Material for this task:

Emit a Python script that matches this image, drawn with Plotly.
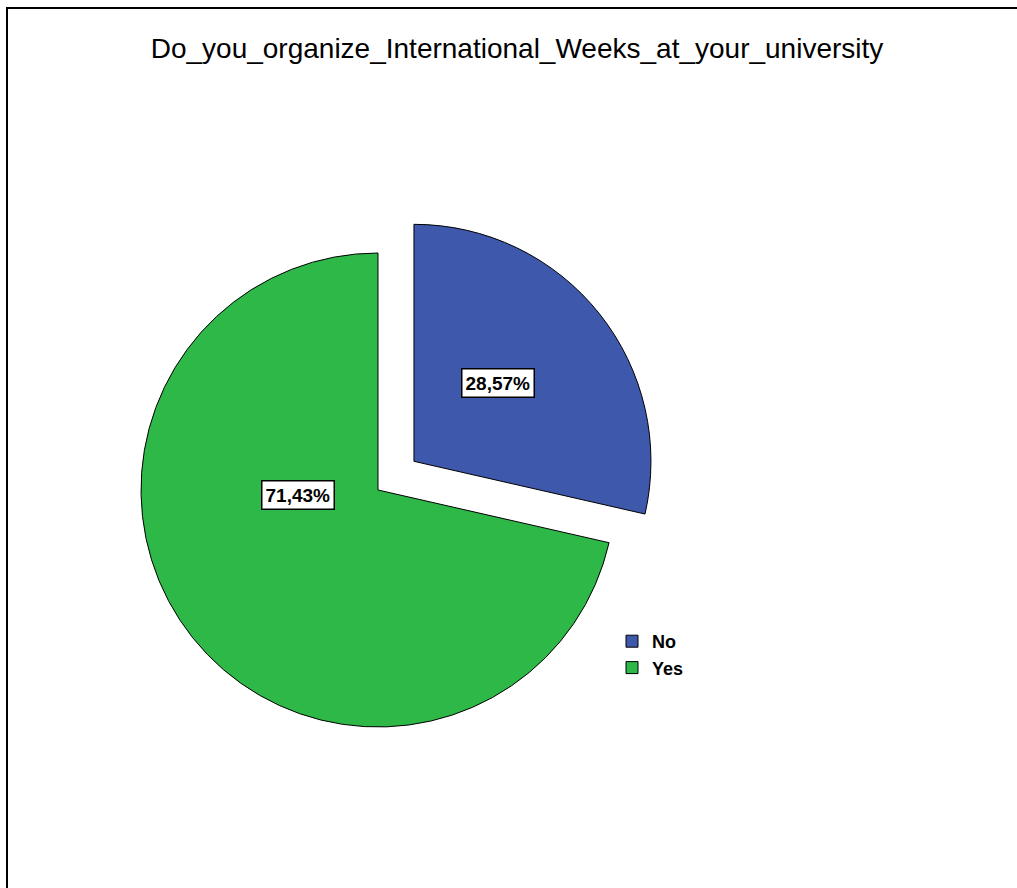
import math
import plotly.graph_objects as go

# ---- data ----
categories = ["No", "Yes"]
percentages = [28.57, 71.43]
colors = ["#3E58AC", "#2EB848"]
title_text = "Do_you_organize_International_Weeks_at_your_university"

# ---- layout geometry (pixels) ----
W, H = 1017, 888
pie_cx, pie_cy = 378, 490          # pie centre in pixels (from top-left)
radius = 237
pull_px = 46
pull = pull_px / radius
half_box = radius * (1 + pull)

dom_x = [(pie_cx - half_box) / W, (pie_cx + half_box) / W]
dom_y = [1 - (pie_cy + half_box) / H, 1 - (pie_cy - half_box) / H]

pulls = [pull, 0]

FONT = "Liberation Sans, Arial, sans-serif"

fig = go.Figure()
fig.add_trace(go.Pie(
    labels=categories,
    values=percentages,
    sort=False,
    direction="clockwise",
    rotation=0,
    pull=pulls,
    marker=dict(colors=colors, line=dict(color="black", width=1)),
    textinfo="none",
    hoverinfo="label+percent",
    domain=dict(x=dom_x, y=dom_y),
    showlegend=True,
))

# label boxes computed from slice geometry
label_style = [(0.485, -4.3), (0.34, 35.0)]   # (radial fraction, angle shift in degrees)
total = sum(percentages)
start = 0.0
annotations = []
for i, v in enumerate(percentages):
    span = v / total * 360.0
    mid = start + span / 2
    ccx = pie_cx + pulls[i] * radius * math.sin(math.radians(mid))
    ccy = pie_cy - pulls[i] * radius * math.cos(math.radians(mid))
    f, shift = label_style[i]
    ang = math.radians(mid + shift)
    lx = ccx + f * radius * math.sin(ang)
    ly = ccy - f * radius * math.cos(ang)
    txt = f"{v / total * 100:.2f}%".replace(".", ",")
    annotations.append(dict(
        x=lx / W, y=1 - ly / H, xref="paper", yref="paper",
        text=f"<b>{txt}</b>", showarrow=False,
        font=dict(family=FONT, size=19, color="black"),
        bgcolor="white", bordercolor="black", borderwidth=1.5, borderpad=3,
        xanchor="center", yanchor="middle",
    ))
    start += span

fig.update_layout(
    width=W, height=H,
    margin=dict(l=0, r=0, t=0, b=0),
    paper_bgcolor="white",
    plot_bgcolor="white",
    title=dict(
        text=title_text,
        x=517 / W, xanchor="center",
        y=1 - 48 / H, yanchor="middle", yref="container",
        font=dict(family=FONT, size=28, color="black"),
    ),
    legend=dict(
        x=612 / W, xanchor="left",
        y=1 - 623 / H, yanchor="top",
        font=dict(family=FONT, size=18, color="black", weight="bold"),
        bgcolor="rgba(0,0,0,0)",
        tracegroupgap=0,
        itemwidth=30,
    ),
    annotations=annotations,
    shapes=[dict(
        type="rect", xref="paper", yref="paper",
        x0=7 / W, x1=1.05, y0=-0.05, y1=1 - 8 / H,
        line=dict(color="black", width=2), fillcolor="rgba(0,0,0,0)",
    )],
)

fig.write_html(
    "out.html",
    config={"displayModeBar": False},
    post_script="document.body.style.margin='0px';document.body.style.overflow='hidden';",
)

--

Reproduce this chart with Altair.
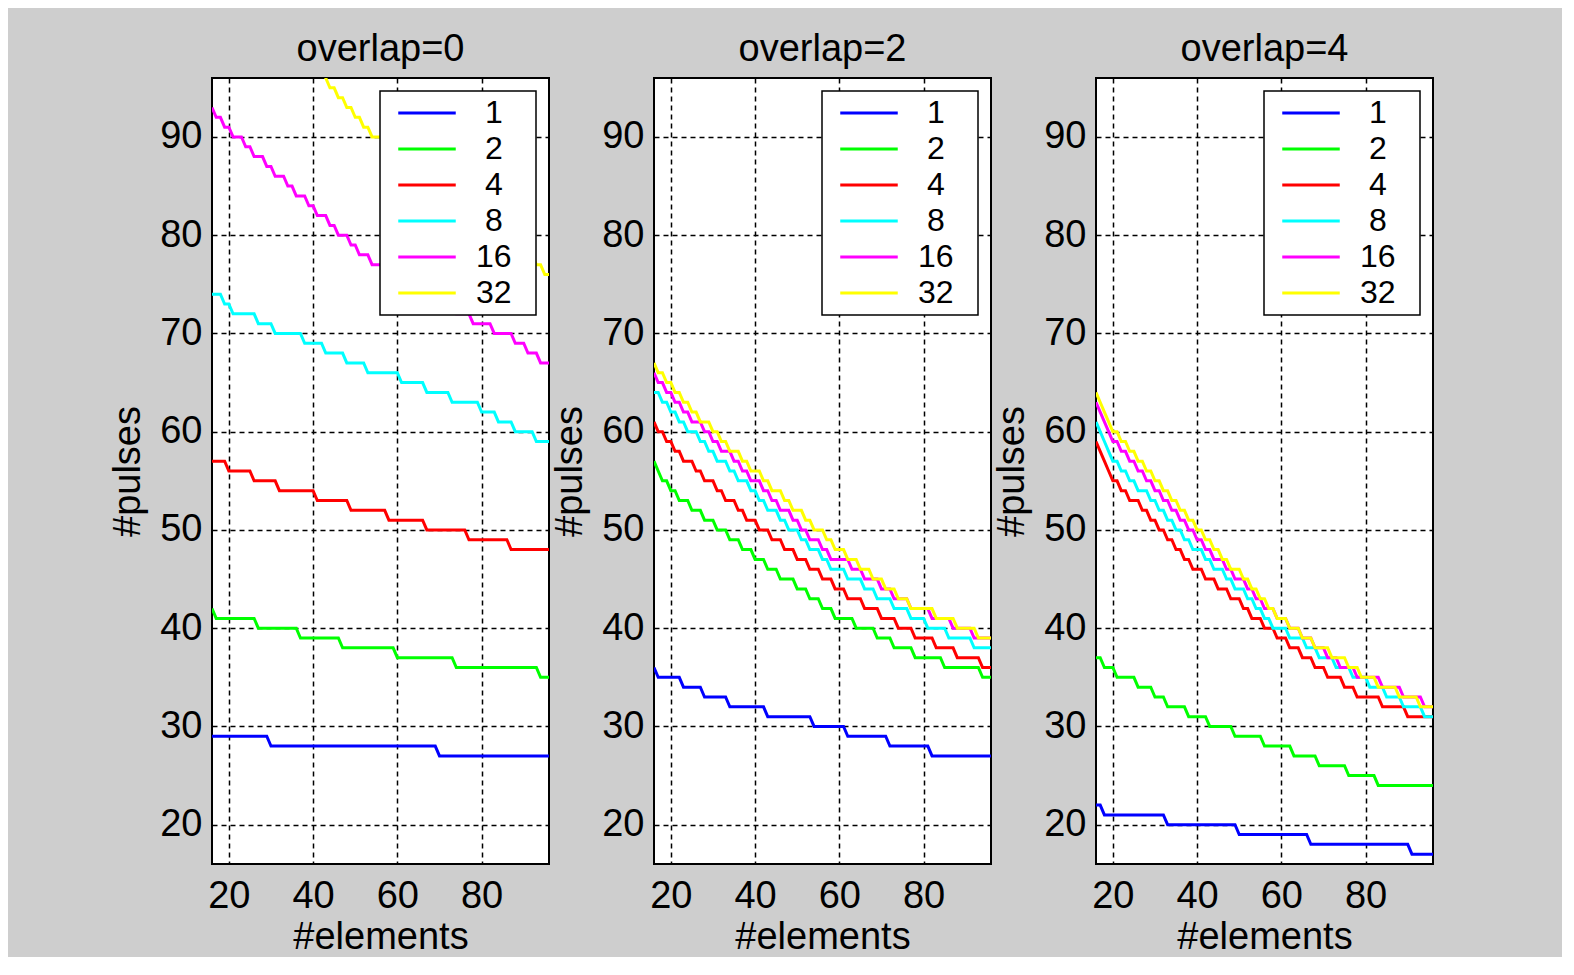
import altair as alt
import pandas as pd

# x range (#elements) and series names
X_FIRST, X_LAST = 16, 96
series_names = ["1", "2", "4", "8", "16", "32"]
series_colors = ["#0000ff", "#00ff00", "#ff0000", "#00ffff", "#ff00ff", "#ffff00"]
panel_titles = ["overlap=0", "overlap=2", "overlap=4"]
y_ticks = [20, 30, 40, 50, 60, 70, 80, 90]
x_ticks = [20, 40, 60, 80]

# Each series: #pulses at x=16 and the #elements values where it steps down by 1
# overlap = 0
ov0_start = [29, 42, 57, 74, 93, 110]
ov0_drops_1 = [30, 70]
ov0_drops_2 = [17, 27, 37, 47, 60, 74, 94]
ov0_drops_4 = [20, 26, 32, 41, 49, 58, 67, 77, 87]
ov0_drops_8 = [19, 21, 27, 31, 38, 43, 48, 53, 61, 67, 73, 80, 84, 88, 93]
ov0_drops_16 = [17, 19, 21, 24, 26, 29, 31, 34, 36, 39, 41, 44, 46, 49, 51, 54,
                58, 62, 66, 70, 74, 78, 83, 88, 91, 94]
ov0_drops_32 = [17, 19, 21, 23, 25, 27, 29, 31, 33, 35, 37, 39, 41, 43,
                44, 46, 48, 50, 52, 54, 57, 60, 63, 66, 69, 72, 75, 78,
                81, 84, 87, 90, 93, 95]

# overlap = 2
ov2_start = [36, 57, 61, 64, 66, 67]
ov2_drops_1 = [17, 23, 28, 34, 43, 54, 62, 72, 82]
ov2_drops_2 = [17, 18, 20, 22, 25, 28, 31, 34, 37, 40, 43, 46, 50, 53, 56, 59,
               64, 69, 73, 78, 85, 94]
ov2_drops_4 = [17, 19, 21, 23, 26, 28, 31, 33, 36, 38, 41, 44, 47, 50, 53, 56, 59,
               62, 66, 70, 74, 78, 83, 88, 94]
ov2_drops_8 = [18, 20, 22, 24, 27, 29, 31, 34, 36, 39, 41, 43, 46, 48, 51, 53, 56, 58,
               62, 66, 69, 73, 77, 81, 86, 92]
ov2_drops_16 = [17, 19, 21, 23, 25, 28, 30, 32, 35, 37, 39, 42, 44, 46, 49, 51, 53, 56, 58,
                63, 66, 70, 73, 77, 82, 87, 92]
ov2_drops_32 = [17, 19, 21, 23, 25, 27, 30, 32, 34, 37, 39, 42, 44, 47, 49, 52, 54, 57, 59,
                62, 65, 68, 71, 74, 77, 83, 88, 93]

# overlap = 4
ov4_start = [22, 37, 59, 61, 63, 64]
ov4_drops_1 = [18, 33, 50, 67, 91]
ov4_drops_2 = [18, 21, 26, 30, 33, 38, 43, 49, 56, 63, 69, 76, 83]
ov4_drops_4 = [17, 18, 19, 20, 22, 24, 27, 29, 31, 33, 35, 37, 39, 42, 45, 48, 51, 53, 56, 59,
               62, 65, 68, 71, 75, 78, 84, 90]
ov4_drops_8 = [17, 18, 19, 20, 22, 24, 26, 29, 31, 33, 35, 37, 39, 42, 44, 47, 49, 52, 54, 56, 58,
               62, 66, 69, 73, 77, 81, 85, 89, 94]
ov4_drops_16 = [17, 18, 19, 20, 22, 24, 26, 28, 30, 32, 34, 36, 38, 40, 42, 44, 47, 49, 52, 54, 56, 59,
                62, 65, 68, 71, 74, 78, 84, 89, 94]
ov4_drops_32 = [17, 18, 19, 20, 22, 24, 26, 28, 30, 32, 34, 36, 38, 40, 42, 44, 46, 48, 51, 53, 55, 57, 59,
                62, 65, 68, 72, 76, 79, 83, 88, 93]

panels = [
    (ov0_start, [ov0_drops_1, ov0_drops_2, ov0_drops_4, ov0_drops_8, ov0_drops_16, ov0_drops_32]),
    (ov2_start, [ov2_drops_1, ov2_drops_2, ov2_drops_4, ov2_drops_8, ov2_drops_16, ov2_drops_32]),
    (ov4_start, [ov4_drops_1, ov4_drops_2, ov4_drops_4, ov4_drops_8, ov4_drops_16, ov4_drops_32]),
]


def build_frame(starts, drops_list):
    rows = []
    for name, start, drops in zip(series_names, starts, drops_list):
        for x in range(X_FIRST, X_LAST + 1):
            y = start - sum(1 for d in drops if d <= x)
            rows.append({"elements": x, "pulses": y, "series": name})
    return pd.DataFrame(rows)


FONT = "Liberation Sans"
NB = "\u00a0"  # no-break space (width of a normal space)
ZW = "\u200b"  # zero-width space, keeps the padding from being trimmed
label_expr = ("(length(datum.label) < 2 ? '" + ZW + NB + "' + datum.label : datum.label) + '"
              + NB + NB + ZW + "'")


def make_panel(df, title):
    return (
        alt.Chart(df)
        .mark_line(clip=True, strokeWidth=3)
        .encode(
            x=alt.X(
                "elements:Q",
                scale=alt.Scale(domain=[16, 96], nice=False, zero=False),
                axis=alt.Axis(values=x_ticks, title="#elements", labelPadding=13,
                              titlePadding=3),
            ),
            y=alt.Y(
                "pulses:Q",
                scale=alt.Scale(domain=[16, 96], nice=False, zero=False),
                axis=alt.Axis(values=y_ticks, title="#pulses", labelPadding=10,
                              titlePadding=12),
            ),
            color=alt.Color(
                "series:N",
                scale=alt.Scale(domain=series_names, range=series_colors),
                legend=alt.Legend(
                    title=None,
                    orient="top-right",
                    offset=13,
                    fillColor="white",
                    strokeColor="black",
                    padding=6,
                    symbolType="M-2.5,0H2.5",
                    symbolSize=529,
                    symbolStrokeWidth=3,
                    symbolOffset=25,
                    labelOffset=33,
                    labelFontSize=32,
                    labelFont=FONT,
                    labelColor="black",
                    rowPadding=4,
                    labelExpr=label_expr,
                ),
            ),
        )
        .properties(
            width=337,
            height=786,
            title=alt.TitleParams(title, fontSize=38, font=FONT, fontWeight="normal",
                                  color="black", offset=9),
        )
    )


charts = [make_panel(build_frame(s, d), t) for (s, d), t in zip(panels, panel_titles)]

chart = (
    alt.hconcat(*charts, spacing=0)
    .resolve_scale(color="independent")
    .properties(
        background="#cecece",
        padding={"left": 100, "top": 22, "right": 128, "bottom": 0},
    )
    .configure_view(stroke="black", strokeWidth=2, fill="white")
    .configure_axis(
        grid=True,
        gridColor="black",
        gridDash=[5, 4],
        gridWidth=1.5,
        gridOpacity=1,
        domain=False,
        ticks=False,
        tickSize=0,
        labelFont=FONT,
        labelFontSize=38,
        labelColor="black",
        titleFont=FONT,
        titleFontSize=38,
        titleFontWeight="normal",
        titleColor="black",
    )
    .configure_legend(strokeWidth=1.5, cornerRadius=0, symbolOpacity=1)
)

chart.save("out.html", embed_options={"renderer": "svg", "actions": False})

--

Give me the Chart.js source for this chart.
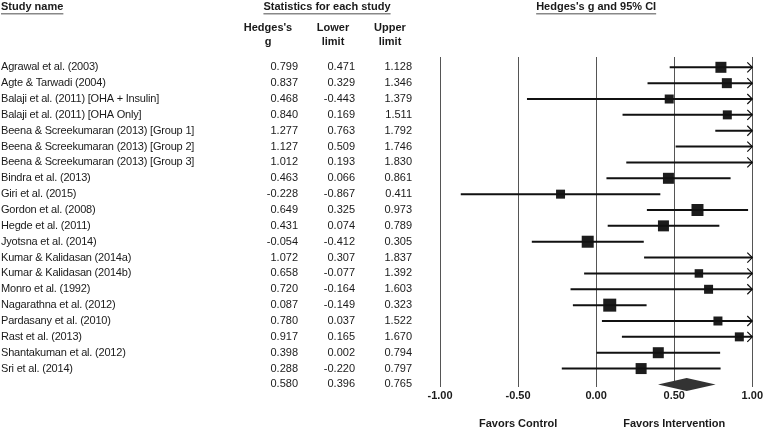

Required work: Extract, without any images, the part of the material above that opens with the line containing "Emit a Python" and closes with the line containing "half_box = radius * (1 + pull)", both lines included.

Response:
Emit a Python script that matches this image, drawn with Plotly.
import math
import plotly.graph_objects as go

# ---- data ----
categories = ["No", "Yes"]
percentages = [28.57, 71.43]
colors = ["#3E58AC", "#2EB848"]
title_text = "Do_you_organize_International_Weeks_at_your_university"

# ---- layout geometry (pixels) ----
W, H = 1017, 888
pie_cx, pie_cy = 378, 490          # pie centre in pixels (from top-left)
radius = 237
pull_px = 46
pull = pull_px / radius
half_box = radius * (1 + pull)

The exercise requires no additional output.